(Figure scripts)
---+---
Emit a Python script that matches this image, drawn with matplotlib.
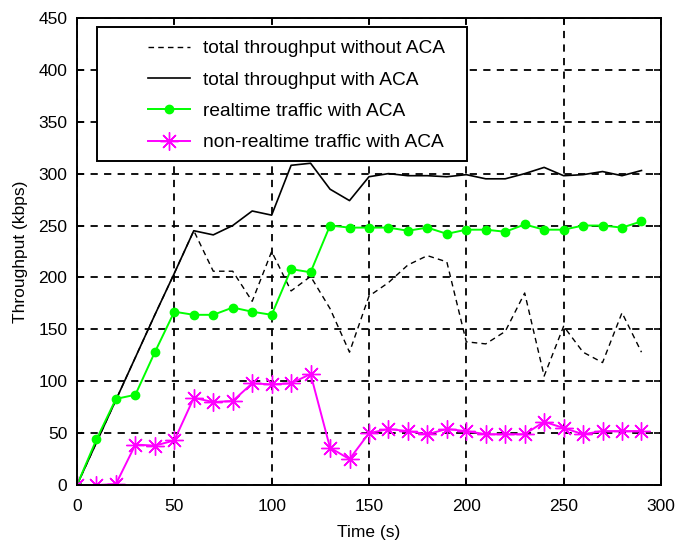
import matplotlib
matplotlib.use("Agg")
import matplotlib.pyplot as plt
from matplotlib.patches import Rectangle

plt.rcParams['font.family'] = ['Liberation Sans', 'DejaVu Sans']

# sample times (s)
t = [0, 10, 20, 30, 40, 50, 60, 70, 80, 90, 100, 110, 120, 130, 140,
     150, 160, 170, 180, 190, 200, 210, 220, 230, 240, 250, 260, 270, 280, 290]

# throughput in kbps
total_without = [0, 41, 82, 123, 164, 204, 245, 206, 206, 177, 225, 187, 201, 170, 128,
                 182, 195, 212, 221, 215, 138, 136, 148, 185, 105, 153, 128, 118, 166, 128]
total_with = [0, 41, 82, 123, 164, 204, 245, 241, 250, 264, 260, 308, 310, 285, 274,
              297, 300, 298, 298, 297, 299, 295, 295, 300, 306, 298, 299, 302, 298, 303]
realtime = [0, 44, 83, 87, 128, 167, 164, 164, 171, 167, 164, 208, 205, 250, 248,
            248, 248, 245, 248, 242, 246, 246, 244, 251, 246, 246, 250, 250, 248, 254]
non_realtime = [0, 0, 1, 39, 38, 43, 84, 80, 81, 98, 97, 98, 107, 36, 25,
                50, 54, 52, 49, 54, 52, 49, 49, 49, 61, 55, 49, 52, 52, 52]

labels = ['total throughput without ACA', 'total throughput with ACA',
          'realtime traffic with ACA', 'non-realtime traffic with ACA']

fig = plt.figure(figsize=(6.79, 5.42), dpi=100)
ax = fig.add_axes([0.1134, 0.105, 0.860, 0.862])

l1, = ax.plot(t, total_without, color='black', lw=1.0, dashes=(4, 3))
l2, = ax.plot(t, total_with, color='black', lw=1.2)
l3, = ax.plot(t, realtime, color='#00ff00', lw=1.4, marker='o', ms=6,
              markeredgecolor='#00ff00')
l4, = ax.plot(t, non_realtime, color='#ff00ff', lw=1.4, marker=(8, 2, 0), ms=13,
              markeredgewidth=1.0)

ax.set_xlim(0, 300)
ax.set_ylim(0, 450)
ax.set_xticks(range(0, 301, 50))
ax.set_yticks(range(0, 451, 50))
ax.grid(True, color='black', lw=1.3, linestyle=(0, (4, 3.5)))
ax.tick_params(direction='in', top=True, right=True, length=5, width=1.2,
               labelsize=12.5)
ax.tick_params(axis='x', pad=10)
ax.tick_params(axis='y', pad=7)
for s in ax.spines.values():
    s.set_linewidth(1.4)

ax.set_xlabel('Time (s)', fontsize=12.5, labelpad=8)
ax.set_ylabel('Throughput (kbps)', fontsize=12.5, labelpad=7)

# legend box drawn separately to get the wide left margin
ax.add_patch(Rectangle((0.034, 0.694), 0.634, 0.287, transform=ax.transAxes,
                       facecolor='white', edgecolor='black', lw=1.4, zorder=5))
leg = ax.legend([l1, l2, l3, l4], labels, loc='upper left',
                bbox_to_anchor=(0.1216, 0.953), frameon=False, fontsize=13.8,
                borderpad=0, borderaxespad=0, handlelength=2.2,
                handletextpad=0.68, labelspacing=0.73)
leg.set_zorder(6)

fig.savefig('out.png', dpi=100)
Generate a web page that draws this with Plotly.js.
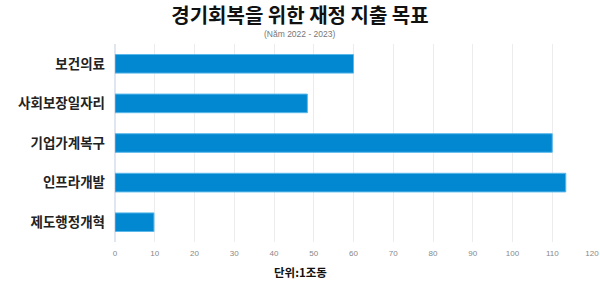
<!DOCTYPE html>
<html>
<head>
<meta charset="utf-8">
<script src="https://cdn.plot.ly/plotly-3.0.1.min.js"></script>
<style>
html,body{margin:0;padding:0;background:#ffffff;}
#chart{width:600px;height:284px;}
</style>
</head>
<body>
<div id="chart"></div>
<script>
const categories = ["보건의료", "사회보장일자리", "기업가계복구", "인프라개발", "제도행정개혁"];
const values = [60, 48.4, 110, 113.4, 9.8];
const tickValues = [0, 10, 20, 30, 40, 50, 60, 70, 80, 90, 100, 110, 120];
const titleText = "경기회복을 위한 재정 지출 목표";
const subtitleText = "(Năm 2022 - 2023)";
const xTitleText = "단위:1조동";

const trace = {
  type: "bar",
  orientation: "h",
  y: categories,
  x: values,
  marker: {color: "#0288d1", line: {color: "#5ab8ea", width: 1}},
  hoverinfo: "none"
};

const ml = 115, mr = 8;
const plotW = 600 - ml - mr;
const centerPaper = (300 - ml) / plotW;

const layout = {
  width: 600,
  height: 284,
  paper_bgcolor: "#ffffff",
  plot_bgcolor: "#ffffff",
  margin: {l: ml, r: mr, t: 44, b: 42},
  bargap: 0.53,
  showlegend: false,
  title: {
    text: titleText,
    x: 0.5, xanchor: "center",
    y: 0.943, yanchor: "middle",
    font: {family: "Noto Sans CJK KR", size: 20, color: "#111111", weight: 700}
  },
  annotations: [{
    text: subtitleText,
    xref: "paper", yref: "paper",
    x: centerPaper, y: 1, xanchor: "center", yanchor: "bottom",
    yshift: 3,
    showarrow: false,
    font: {family: "Liberation Sans Narrow, Liberation Sans", size: 8.5, color: "#777777"}
  }, {
    text: xTitleText,
    xref: "paper", yref: "paper",
    x: centerPaper, y: 0, xanchor: "center", yanchor: "top",
    yshift: -20,
    showarrow: false,
    font: {family: "Noto Sans CJK KR", size: 11.5, color: "#111111", weight: 700}
  }],
  xaxis: {
    range: [0, 120],
    tickvals: tickValues,
    ticktext: tickValues.map(String),
    tickfont: {family: "Liberation Sans Narrow, Liberation Sans", size: 8, color: "#888888"},
    ticklabelstandoff: 5,
    showgrid: true,
    gridcolor: "#ececec",
    gridwidth: 1,
    zeroline: true,
    zerolinecolor: "#dfe6f0",
    zerolinewidth: 2,
    showline: false,
    ticks: "",
    fixedrange: true
  },
  yaxis: {
    autorange: "reversed",
    tickfont: {family: "Noto Sans CJK KR", size: 13.5, color: "#222222", weight: 700},
    ticks: "",
    ticklabelstandoff: 9,
    showgrid: false,
    showline: false,
    fixedrange: true
  }
};

Plotly.newPlot("chart", [trace], layout, {displayModeBar: false, staticPlot: true});
</script>
</body>
</html>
---+---
→ TASK BRIEF:
Omit every picture, then repeat the remaining data exactly as it appears above.

→ ANSWER IN FULL:
Emit a Python script that matches this image, drawn with matplotlib.
import matplotlib
matplotlib.use("Agg")
import matplotlib.pyplot as plt
from matplotlib.patches import Rectangle

plt.rcParams['font.family'] = ['Liberation Sans', 'DejaVu Sans']

# sample times (s)
t = [0, 10, 20, 30, 40, 50, 60, 70, 80, 90, 100, 110, 120, 130, 140,
     150, 160, 170, 180, 190, 200, 210, 220, 230, 240, 250, 260, 270, 280, 290]

# throughput in kbps
total_without = [0, 41, 82, 123, 164, 204, 245, 206, 206, 177, 225, 187, 201, 170, 128,
                 182, 195, 212, 221, 215, 138, 136, 148, 185, 105, 153, 128, 118, 166, 128]
total_with = [0, 41, 82, 123, 164, 204, 245, 241, 250, 264, 260, 308, 310, 285, 274,
              297, 300, 298, 298, 297, 299, 295, 295, 300, 306, 298, 299, 302, 298, 303]
realtime = [0, 44, 83, 87, 128, 167, 164, 164, 171, 167, 164, 208, 205, 250, 248,
            248, 248, 245, 248, 242, 246, 246, 244, 251, 246, 246, 250, 250, 248, 254]
non_realtime = [0, 0, 1, 39, 38, 43, 84, 80, 81, 98, 97, 98, 107, 36, 25,
                50, 54, 52, 49, 54, 52, 49, 49, 49, 61, 55, 49, 52, 52, 52]

labels = ['total throughput without ACA', 'total throughput with ACA',
          'realtime traffic with ACA', 'non-realtime traffic with ACA']

fig = plt.figure(figsize=(6.79, 5.42), dpi=100)
ax = fig.add_axes([0.1134, 0.105, 0.860, 0.862])

l1, = ax.plot(t, total_without, color='black', lw=1.0, dashes=(4, 3))
l2, = ax.plot(t, total_with, color='black', lw=1.2)
l3, = ax.plot(t, realtime, color='#00ff00', lw=1.4, marker='o', ms=6,
              markeredgecolor='#00ff00')
l4, = ax.plot(t, non_realtime, color='#ff00ff', lw=1.4, marker=(8, 2, 0), ms=13,
              markeredgewidth=1.0)

ax.set_xlim(0, 300)
ax.set_ylim(0, 450)
ax.set_xticks(range(0, 301, 50))
ax.set_yticks(range(0, 451, 50))
ax.grid(True, color='black', lw=1.3, linestyle=(0, (4, 3.5)))
ax.tick_params(direction='in', top=True, right=True, length=5, width=1.2,
               labelsize=12.5)
ax.tick_params(axis='x', pad=10)
ax.tick_params(axis='y', pad=7)
for s in ax.spines.values():
    s.set_linewidth(1.4)

ax.set_xlabel('Time (s)', fontsize=12.5, labelpad=8)
ax.set_ylabel('Throughput (kbps)', fontsize=12.5, labelpad=7)

# legend box drawn separately to get the wide left margin
ax.add_patch(Rectangle((0.034, 0.694), 0.634, 0.287, transform=ax.transAxes,
                       facecolor='white', edgecolor='black', lw=1.4, zorder=5))
leg = ax.legend([l1, l2, l3, l4], labels, loc='upper left',
                bbox_to_anchor=(0.1216, 0.953), frameon=False, fontsize=13.8,
                borderpad=0, borderaxespad=0, handlelength=2.2,
                handletextpad=0.68, labelspacing=0.73)
leg.set_zorder(6)

fig.savefig('out.png', dpi=100)
Generate a web page that draws this with Plotly.js.
<!DOCTYPE html>
<html>
<head>
<meta charset="utf-8">
<script src="https://cdn.plot.ly/plotly-3.0.1.min.js"></script>
<style>
html,body{margin:0;padding:0;background:#ffffff;}
#chart{width:600px;height:284px;}
</style>
</head>
<body>
<div id="chart"></div>
<script>
const categories = ["보건의료", "사회보장일자리", "기업가계복구", "인프라개발", "제도행정개혁"];
const values = [60, 48.4, 110, 113.4, 9.8];
const tickValues = [0, 10, 20, 30, 40, 50, 60, 70, 80, 90, 100, 110, 120];
const titleText = "경기회복을 위한 재정 지출 목표";
const subtitleText = "(Năm 2022 - 2023)";
const xTitleText = "단위:1조동";

const trace = {
  type: "bar",
  orientation: "h",
  y: categories,
  x: values,
  marker: {color: "#0288d1", line: {color: "#5ab8ea", width: 1}},
  hoverinfo: "none"
};

const ml = 115, mr = 8;
const plotW = 600 - ml - mr;
const centerPaper = (300 - ml) / plotW;

const layout = {
  width: 600,
  height: 284,
  paper_bgcolor: "#ffffff",
  plot_bgcolor: "#ffffff",
  margin: {l: ml, r: mr, t: 44, b: 42},
  bargap: 0.53,
  showlegend: false,
  title: {
    text: titleText,
    x: 0.5, xanchor: "center",
    y: 0.943, yanchor: "middle",
    font: {family: "Noto Sans CJK KR", size: 20, color: "#111111", weight: 700}
  },
  annotations: [{
    text: subtitleText,
    xref: "paper", yref: "paper",
    x: centerPaper, y: 1, xanchor: "center", yanchor: "bottom",
    yshift: 3,
    showarrow: false,
    font: {family: "Liberation Sans Narrow, Liberation Sans", size: 8.5, color: "#777777"}
  }, {
    text: xTitleText,
    xref: "paper", yref: "paper",
    x: centerPaper, y: 0, xanchor: "center", yanchor: "top",
    yshift: -20,
    showarrow: false,
    font: {family: "Noto Sans CJK KR", size: 11.5, color: "#111111", weight: 700}
  }],
  xaxis: {
    range: [0, 120],
    tickvals: tickValues,
    ticktext: tickValues.map(String),
    tickfont: {family: "Liberation Sans Narrow, Liberation Sans", size: 8, color: "#888888"},
    ticklabelstandoff: 5,
    showgrid: true,
    gridcolor: "#ececec",
    gridwidth: 1,
    zeroline: true,
    zerolinecolor: "#dfe6f0",
    zerolinewidth: 2,
    showline: false,
    ticks: "",
    fixedrange: true
  },
  yaxis: {
    autorange: "reversed",
    tickfont: {family: "Noto Sans CJK KR", size: 13.5, color: "#222222", weight: 700},
    ticks: "",
    ticklabelstandoff: 9,
    showgrid: false,
    showline: false,
    fixedrange: true
  }
};

Plotly.newPlot("chart", [trace], layout, {displayModeBar: false, staticPlot: true});
</script>
</body>
</html>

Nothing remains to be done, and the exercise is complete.